Vanuatu’s foreign minister, Ralph Regenvanu, rejected the report, however.
“No one in the Vanuatu government has ever talked about a Chinese military base in Vanuatu of any sort,” Regenvanu told the Australian Broadcasting Corp.
“We are a non-aligned country. We are not interested in militarization, we are just not interested in any sort of military base in our country.”
In Beijing, China’s defense ministry said the Fairfax report “completely did not accord with the facts”, while a foreign ministry spokesman described it as “fake news”.
Fairfax said Chinese naval ships would dock to be serviced, refueled and restocked at a Vanuatu port, with the agreement eventually leading to a full military base.
“We would view with great concern the establishment of any foreign military bases in those Pacific island countries and neighbors of ours,” Australian Prime Minister Malcolm Turnbull told reporters in Brisbane.
Vanuatu, around 2,000 km (1,200 miles) east of northern Australia, was home to a key U.S. Navy base during World War Two that helped beat back the Japanese army as it advanced through the Pacific toward Australia.
Any future naval or air base in Vanuatu would “give China a foothold for operations to coerce Australia, outflank the U.S. and its base on U.S. territory at Guam, and collect intelligence in a regional security crisis,” Rory Medcalf, head of the National Security College at the Australian National University, said in a report for the Lowy Institute think tank in Sydney.
China opened its first overseas military base in August 2017 in Djibouti on the Horn of Africa. Beijing describes it as a logistics facility.

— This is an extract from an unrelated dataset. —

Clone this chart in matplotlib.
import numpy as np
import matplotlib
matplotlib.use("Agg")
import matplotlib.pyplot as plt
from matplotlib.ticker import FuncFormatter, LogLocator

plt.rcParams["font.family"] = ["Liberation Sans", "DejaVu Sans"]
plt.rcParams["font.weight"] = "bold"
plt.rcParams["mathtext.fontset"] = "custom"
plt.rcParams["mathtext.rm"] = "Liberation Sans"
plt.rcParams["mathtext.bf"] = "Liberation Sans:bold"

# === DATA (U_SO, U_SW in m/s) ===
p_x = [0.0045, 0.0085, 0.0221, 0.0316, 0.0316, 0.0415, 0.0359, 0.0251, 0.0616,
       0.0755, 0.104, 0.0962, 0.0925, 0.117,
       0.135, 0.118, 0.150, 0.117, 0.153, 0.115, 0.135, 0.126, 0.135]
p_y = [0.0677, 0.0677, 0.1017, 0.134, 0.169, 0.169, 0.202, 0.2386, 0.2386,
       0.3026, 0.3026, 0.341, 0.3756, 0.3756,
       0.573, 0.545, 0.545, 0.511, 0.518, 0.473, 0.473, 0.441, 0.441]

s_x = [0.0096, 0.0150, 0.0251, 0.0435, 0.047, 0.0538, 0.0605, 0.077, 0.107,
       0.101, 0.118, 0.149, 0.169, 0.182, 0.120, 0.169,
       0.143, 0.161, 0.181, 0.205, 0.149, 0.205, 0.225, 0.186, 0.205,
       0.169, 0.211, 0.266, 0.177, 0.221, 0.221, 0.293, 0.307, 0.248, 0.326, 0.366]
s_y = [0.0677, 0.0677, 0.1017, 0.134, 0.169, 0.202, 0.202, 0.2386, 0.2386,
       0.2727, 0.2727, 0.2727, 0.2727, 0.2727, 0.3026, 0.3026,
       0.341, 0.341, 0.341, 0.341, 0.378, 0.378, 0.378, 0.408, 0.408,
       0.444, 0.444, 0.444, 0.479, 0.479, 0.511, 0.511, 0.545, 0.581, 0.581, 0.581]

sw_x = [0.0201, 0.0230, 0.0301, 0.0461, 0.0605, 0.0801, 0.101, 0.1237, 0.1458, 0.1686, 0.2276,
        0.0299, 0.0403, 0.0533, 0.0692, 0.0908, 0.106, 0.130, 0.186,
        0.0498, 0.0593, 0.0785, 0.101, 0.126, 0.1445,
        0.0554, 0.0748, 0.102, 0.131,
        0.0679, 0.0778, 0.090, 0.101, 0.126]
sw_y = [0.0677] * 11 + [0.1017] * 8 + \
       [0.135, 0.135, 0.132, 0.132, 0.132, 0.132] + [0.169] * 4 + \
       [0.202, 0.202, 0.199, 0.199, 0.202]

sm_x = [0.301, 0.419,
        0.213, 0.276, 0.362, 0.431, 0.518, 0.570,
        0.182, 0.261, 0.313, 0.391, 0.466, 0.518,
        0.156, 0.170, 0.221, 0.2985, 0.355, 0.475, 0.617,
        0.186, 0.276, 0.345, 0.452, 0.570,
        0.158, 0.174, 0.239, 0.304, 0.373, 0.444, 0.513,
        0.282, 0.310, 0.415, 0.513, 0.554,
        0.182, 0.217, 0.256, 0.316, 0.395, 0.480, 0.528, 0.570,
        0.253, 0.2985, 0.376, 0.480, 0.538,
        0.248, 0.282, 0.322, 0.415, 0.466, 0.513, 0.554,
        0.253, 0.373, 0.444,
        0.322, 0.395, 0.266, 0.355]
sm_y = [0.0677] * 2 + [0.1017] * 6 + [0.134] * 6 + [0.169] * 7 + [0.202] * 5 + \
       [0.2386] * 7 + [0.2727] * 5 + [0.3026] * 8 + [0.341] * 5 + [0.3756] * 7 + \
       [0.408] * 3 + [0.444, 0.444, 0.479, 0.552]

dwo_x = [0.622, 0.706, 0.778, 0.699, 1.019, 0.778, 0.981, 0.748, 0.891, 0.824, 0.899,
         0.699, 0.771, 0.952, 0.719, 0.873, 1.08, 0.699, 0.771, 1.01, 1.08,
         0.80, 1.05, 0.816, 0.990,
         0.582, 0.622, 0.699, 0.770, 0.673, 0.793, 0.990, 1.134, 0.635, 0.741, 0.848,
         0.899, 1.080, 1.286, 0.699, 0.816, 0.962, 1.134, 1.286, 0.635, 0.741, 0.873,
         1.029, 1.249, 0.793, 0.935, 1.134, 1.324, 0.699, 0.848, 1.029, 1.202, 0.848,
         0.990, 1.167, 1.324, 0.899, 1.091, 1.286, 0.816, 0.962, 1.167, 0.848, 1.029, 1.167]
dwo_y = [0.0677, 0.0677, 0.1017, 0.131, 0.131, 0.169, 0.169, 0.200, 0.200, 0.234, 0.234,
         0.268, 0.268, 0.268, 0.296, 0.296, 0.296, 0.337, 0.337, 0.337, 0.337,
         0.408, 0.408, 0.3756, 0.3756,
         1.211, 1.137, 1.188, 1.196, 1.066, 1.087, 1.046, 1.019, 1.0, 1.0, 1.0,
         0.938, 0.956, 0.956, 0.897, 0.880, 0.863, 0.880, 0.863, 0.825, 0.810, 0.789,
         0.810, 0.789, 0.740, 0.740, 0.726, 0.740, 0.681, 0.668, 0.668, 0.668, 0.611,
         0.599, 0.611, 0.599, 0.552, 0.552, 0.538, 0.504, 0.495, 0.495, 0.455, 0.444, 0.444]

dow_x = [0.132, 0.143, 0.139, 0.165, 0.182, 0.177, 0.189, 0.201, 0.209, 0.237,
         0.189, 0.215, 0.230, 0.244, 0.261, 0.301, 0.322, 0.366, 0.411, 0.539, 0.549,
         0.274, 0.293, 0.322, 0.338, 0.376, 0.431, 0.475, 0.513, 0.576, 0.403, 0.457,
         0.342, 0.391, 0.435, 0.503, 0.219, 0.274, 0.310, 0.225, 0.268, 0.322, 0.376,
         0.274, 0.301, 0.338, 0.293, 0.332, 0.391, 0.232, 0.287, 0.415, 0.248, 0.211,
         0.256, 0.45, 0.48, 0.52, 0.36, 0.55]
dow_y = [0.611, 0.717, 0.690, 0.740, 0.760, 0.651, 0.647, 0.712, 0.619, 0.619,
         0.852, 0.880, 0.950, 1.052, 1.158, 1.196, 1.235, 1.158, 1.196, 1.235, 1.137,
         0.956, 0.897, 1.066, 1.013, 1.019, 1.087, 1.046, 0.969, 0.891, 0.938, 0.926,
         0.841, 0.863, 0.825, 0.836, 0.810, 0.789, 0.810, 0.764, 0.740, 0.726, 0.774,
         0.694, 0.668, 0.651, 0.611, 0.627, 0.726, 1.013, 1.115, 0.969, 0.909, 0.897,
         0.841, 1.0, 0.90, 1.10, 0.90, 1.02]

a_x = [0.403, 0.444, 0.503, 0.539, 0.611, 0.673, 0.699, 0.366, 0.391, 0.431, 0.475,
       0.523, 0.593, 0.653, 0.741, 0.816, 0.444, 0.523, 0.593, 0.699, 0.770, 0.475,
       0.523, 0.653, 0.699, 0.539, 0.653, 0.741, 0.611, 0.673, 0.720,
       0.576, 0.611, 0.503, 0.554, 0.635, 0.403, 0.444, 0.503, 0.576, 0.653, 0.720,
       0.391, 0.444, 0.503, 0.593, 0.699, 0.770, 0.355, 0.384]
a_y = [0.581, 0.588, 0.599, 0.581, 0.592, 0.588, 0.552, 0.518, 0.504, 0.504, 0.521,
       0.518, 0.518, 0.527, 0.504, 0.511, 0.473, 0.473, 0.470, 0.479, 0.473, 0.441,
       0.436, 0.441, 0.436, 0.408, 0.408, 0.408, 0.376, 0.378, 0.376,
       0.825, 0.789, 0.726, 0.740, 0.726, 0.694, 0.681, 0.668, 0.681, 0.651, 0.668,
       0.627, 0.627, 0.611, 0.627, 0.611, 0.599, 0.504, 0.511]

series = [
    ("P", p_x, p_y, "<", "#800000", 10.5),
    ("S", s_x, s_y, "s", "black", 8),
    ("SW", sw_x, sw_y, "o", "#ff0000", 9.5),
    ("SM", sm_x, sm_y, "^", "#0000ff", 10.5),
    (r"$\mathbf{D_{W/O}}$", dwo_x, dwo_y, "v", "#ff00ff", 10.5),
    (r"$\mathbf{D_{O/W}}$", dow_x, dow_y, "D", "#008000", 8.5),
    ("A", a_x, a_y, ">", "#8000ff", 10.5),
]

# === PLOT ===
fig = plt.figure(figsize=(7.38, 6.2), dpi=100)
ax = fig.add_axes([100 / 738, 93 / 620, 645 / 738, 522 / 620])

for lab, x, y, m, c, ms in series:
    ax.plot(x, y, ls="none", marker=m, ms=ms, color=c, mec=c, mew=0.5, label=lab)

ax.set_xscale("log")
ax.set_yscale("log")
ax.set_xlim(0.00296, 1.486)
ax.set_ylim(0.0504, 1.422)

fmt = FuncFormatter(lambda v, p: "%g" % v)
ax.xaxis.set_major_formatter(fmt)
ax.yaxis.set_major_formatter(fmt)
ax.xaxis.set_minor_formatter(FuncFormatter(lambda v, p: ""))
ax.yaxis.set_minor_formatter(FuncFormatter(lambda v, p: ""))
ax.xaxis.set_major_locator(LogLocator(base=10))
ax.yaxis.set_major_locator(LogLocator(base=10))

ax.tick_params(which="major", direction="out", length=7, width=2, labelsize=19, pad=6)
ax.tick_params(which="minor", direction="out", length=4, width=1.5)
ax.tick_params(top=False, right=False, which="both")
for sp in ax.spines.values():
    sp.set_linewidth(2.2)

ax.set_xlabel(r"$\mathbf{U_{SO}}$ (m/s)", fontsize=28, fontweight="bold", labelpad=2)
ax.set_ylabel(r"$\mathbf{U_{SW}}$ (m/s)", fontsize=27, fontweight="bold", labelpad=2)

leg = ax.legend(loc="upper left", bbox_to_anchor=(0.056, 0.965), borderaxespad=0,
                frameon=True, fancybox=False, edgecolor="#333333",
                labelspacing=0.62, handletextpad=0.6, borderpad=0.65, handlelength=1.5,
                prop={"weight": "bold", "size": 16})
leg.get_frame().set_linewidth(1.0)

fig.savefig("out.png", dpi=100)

Djibouti’s position on the northwestern edge of the Indian Ocean has fueled worry in India that it would become another of China’s “string of pearls” military alliances and assets ringing India, including Bangladesh, Myanmar and Sri Lanka.
China has also become increasingly active in the South Pacific, undertaking infrastructure projects and providing aid and funding to small, developing island nations.
That has stoked fears that Australia’s long-time influence there is being eroded.
Australia’s Foreign Minister Julie Bishop had earlier acknowledged heightened Chinese interest in the Pacific.
“It is a fact that China is engaging in infrastructure investment activities around the world,” Bishop told Australian Broadcasting Corporation radio.
“I remain confident that Australia is Vanuatu’s strategic partner of choice,” she said.
China has also faced criticism over its activities in the disputed South China Sea, where it has been building artificial islands on reefs, some with ports and airstrips.